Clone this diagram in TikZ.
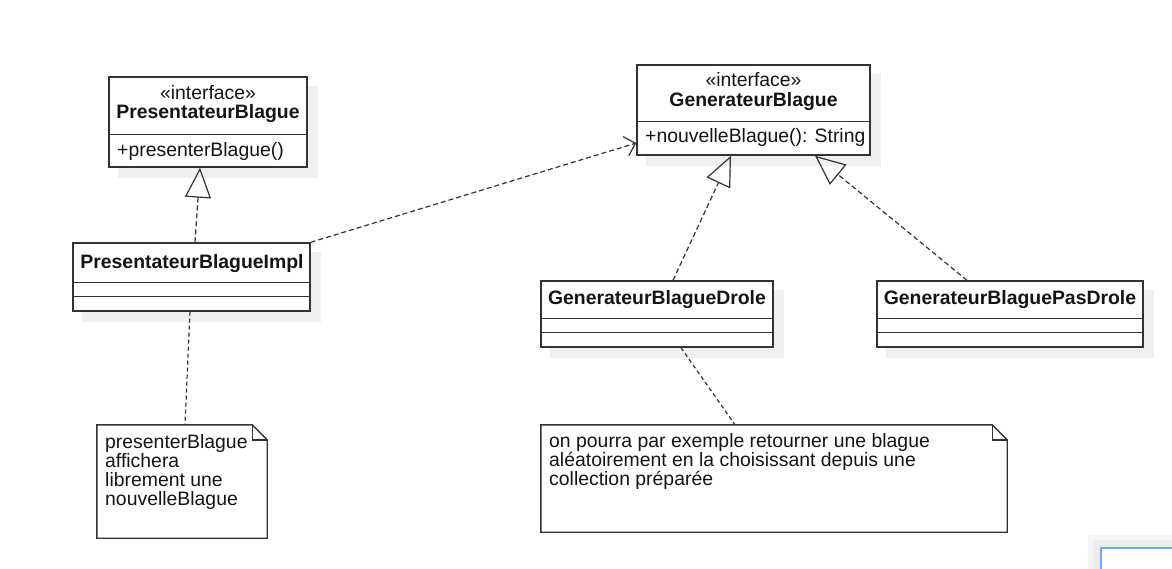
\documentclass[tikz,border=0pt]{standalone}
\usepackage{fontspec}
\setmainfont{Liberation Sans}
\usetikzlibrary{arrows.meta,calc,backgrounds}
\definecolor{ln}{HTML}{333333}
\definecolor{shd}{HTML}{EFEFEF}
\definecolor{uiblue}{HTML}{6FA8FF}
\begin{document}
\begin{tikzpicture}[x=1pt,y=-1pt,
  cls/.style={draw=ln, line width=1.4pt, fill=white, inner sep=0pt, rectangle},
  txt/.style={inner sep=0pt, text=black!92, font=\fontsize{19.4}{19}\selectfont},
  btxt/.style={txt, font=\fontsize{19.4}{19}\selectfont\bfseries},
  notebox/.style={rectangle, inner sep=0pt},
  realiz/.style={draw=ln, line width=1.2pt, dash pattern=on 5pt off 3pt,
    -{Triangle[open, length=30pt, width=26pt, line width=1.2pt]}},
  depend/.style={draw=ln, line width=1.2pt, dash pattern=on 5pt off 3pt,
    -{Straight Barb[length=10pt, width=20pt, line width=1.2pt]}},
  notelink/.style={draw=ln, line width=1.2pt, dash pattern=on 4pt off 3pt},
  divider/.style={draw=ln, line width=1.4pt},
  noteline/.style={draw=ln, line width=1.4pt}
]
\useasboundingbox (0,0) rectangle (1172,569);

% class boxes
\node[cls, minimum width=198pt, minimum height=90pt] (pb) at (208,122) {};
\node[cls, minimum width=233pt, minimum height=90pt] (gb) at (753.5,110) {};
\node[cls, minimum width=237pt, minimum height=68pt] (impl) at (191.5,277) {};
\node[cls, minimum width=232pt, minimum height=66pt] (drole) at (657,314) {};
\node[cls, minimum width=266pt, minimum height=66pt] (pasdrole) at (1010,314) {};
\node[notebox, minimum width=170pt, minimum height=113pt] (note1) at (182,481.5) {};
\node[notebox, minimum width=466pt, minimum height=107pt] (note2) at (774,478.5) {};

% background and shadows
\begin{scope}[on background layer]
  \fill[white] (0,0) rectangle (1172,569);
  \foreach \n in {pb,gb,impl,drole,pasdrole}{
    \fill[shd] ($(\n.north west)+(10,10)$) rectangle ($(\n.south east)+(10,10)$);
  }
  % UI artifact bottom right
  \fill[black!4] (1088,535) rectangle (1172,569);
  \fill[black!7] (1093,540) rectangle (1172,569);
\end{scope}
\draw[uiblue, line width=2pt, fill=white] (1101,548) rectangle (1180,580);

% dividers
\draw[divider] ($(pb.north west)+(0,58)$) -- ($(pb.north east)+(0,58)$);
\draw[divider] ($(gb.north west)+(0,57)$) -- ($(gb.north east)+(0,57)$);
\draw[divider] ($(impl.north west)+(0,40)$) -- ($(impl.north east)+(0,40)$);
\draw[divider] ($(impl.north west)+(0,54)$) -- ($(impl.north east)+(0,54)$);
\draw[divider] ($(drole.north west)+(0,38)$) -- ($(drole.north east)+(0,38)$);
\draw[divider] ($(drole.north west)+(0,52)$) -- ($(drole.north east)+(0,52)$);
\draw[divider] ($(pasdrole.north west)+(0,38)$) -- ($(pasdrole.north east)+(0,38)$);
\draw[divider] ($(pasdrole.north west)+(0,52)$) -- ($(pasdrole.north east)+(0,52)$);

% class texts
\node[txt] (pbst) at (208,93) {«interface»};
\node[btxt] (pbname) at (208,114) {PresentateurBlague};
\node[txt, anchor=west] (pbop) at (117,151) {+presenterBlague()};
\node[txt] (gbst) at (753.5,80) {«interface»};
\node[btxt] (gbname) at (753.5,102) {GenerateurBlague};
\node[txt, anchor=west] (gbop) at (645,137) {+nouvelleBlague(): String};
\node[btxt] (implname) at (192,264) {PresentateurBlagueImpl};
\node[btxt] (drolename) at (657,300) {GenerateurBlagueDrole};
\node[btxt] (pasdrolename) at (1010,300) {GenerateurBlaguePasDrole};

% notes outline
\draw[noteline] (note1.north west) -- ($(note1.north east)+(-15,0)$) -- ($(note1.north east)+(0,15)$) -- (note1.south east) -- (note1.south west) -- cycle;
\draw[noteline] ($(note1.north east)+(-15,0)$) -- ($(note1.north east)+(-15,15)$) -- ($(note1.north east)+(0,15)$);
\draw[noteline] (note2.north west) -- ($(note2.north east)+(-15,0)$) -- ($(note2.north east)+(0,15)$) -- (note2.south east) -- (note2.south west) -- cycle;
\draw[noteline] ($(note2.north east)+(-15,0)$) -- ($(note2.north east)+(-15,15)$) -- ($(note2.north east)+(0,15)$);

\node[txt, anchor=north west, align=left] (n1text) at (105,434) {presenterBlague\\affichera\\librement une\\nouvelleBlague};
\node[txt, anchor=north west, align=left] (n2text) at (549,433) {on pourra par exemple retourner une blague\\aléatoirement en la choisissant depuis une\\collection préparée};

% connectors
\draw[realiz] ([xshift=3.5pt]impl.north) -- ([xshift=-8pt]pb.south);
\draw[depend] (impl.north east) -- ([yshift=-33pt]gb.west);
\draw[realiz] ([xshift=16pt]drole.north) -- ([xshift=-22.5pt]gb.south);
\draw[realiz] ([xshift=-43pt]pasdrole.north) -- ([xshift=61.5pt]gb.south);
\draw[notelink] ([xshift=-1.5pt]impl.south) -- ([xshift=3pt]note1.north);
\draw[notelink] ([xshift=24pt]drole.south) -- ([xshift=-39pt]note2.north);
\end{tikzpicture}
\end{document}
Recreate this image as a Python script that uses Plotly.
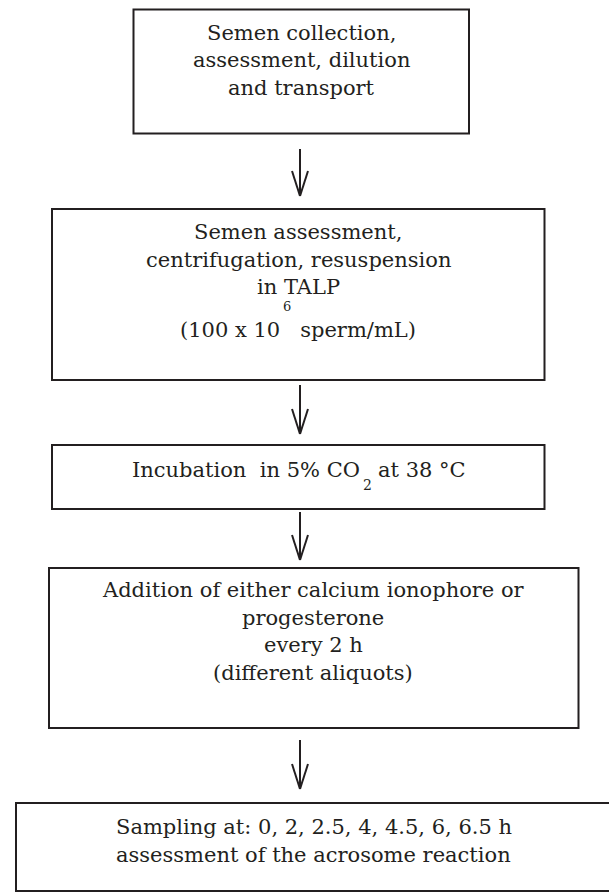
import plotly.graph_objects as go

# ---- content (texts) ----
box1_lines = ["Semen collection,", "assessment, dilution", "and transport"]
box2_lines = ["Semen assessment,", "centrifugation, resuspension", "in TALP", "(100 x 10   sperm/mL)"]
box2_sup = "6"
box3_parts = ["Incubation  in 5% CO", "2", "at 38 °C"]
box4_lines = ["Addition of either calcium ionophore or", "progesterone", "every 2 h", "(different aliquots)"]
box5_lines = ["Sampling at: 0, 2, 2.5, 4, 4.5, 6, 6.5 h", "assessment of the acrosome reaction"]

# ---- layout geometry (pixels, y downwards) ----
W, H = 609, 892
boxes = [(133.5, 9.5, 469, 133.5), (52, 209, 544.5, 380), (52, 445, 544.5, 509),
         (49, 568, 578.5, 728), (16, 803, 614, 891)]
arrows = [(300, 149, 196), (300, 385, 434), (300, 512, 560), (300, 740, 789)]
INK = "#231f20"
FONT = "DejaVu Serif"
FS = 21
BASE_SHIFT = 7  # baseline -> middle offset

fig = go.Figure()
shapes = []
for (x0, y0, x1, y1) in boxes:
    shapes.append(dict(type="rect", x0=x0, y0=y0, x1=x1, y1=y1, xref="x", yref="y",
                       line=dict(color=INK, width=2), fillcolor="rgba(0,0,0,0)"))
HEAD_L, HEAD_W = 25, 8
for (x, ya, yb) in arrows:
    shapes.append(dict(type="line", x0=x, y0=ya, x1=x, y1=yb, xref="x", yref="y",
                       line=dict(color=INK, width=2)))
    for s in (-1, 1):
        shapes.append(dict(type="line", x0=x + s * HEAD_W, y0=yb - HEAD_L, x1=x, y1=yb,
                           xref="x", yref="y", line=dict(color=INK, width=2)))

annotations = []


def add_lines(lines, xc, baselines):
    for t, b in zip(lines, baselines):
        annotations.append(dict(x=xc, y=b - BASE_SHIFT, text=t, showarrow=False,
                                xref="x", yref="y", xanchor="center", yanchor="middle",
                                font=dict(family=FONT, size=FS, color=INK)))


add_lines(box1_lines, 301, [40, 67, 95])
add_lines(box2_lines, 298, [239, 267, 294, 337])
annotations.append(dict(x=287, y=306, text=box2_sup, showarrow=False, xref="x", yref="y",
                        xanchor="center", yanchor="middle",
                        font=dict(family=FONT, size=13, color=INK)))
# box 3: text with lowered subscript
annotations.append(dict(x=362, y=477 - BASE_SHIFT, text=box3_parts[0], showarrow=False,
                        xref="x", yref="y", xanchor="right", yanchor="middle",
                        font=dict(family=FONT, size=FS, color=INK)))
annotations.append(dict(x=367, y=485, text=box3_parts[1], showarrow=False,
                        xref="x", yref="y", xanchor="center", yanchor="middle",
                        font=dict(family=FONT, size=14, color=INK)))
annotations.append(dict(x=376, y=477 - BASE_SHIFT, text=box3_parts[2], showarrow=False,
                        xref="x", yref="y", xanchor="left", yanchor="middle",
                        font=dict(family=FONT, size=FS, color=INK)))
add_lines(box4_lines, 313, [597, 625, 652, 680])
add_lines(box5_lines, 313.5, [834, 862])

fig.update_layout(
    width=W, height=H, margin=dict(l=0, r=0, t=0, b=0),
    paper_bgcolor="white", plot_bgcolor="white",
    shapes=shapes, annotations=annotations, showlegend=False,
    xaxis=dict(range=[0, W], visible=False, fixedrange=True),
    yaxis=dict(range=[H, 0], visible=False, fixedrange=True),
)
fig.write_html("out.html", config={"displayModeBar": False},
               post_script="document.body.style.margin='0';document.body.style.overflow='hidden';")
———
Problem to work on
The copy should hold exactly the lines from the line with "Recreate this image" to the line with "BASE_SHIFT = 7", both ends in, set down without any pictures and with nothing added.

In response
Recreate this image as a Python script that uses Plotly.
import plotly.graph_objects as go

# ---- content (texts) ----
box1_lines = ["Semen collection,", "assessment, dilution", "and transport"]
box2_lines = ["Semen assessment,", "centrifugation, resuspension", "in TALP", "(100 x 10   sperm/mL)"]
box2_sup = "6"
box3_parts = ["Incubation  in 5% CO", "2", "at 38 °C"]
box4_lines = ["Addition of either calcium ionophore or", "progesterone", "every 2 h", "(different aliquots)"]
box5_lines = ["Sampling at: 0, 2, 2.5, 4, 4.5, 6, 6.5 h", "assessment of the acrosome reaction"]

# ---- layout geometry (pixels, y downwards) ----
W, H = 609, 892
boxes = [(133.5, 9.5, 469, 133.5), (52, 209, 544.5, 380), (52, 445, 544.5, 509),
         (49, 568, 578.5, 728), (16, 803, 614, 891)]
arrows = [(300, 149, 196), (300, 385, 434), (300, 512, 560), (300, 740, 789)]
INK = "#231f20"
FONT = "DejaVu Serif"
FS = 21
BASE_SHIFT = 7  # baseline -> middle offset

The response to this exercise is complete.